= Raquel Brailowsky =

Puerto Rican anthropologist

Raquel Brailowsky-Cabrera (October 22, 1953 – June 15, 2019) was a Paraguayan-born Puerto Rican social anthropologist and professor of anthropology and sociology at the Interamerican University of Puerto Rico, San Germán Campus.

==Biography==
Born in Asunción, Paraguay, she came to Puerto Rico at an early age. She obtained her bachelor's degree from the University of Puerto Rico at Rio Piedras. In 1977, she obtained her master's degree in history from the State University of New York at Stony Brook, and in 1993 she obtained her Ph.D. in philosophy and letters from the same institution.

She published extensively on topics like popular culture and folklore. Her research focused on the mask festivities of the northern area of Puerto Rico.
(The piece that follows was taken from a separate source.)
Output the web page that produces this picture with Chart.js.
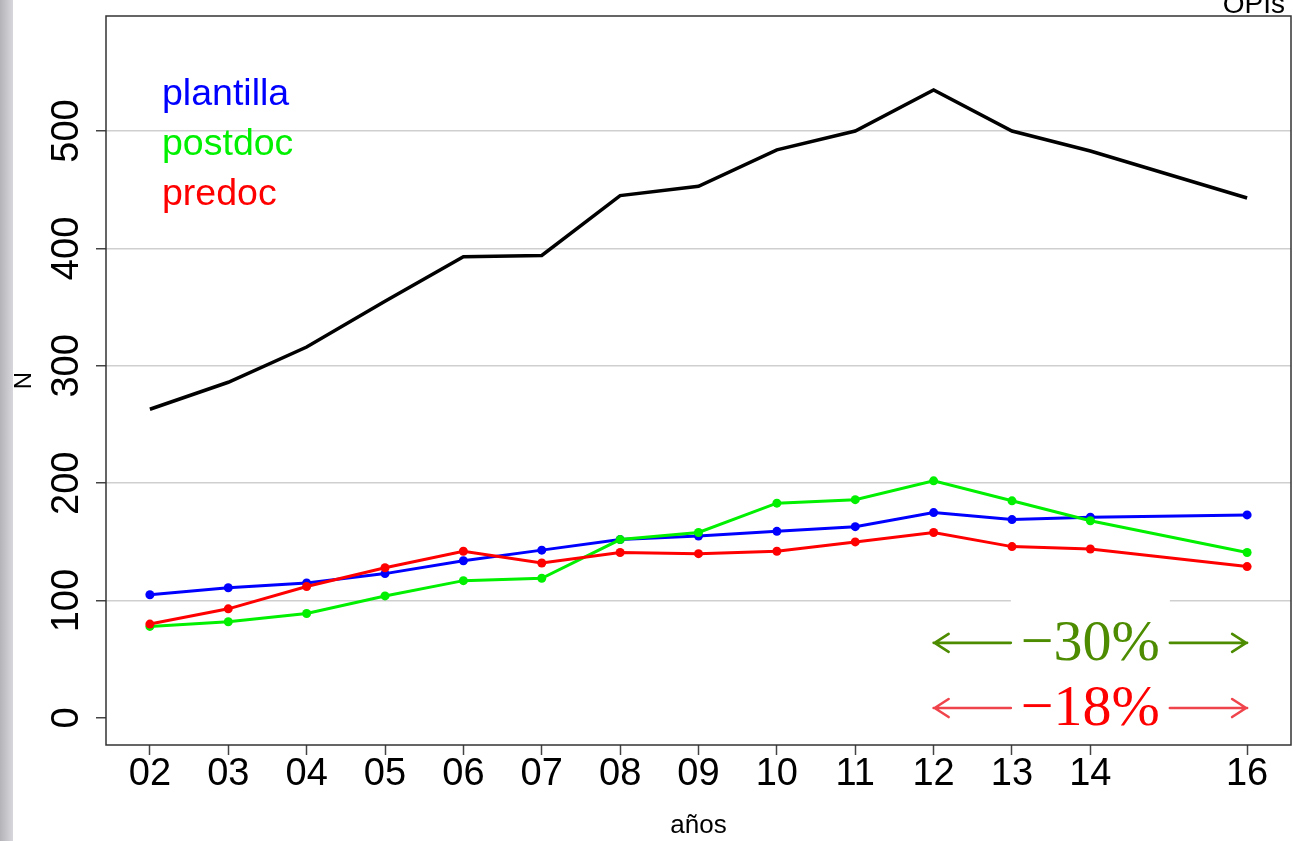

Her thesis, A Study of Popular Culture: Masked Festivities in San Sebastian, Puerto Rico, studies Puerto Rican popular culture. She was also the author of the Anthropology chapter in Lina Torres's textbook Introduction to Social Sciences.
Other research includes women, medicinal plants, and the Caribbean. She served in various cultural organizations and programs, such as the Institute of Puerto Rican Culture's Cultural Promotion Program—of which she was the coordinator from 1978 to 1981—and the Caribbean Studies Association—of which she was the secretary-treasurer for five years. Her other involvements included the Puerto Rican Association of Historians, the Santo Domingo de Porta Coeli Board of Trustees, the Francisco Mariano Quiñones Cultural Center, and the Latin American Studies Association.
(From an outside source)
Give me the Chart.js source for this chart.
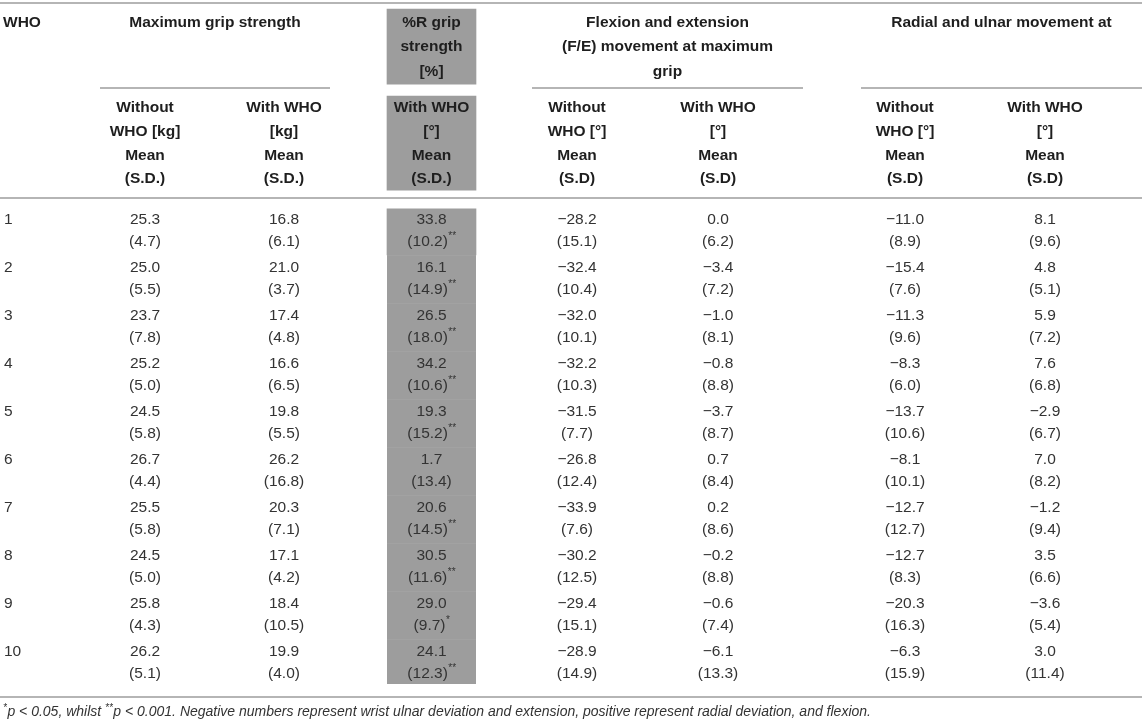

Barilowsky-Cabrera was a professor of anthropology and sociology at the Interamerican University of Puerto Rico, where she taught from 1981 until her retirement in 2017. During that time, she "taught more than twenty courses on various historical, anthropological, and sociological topics", and held multiple leadership roles in the institution's administration. The university granted her an emritus professorship in June 2018.

On June 15, 2019, Brailowsky-Cabrera passed away due to breast cancer.

==Education==
- B.A. in humanities, magna cum laude, from the University of Puerto Rico at Rio Piedras.
- M.A. in History and Ph.D. in Social Anthropology from the State University of New York at Stony Brook.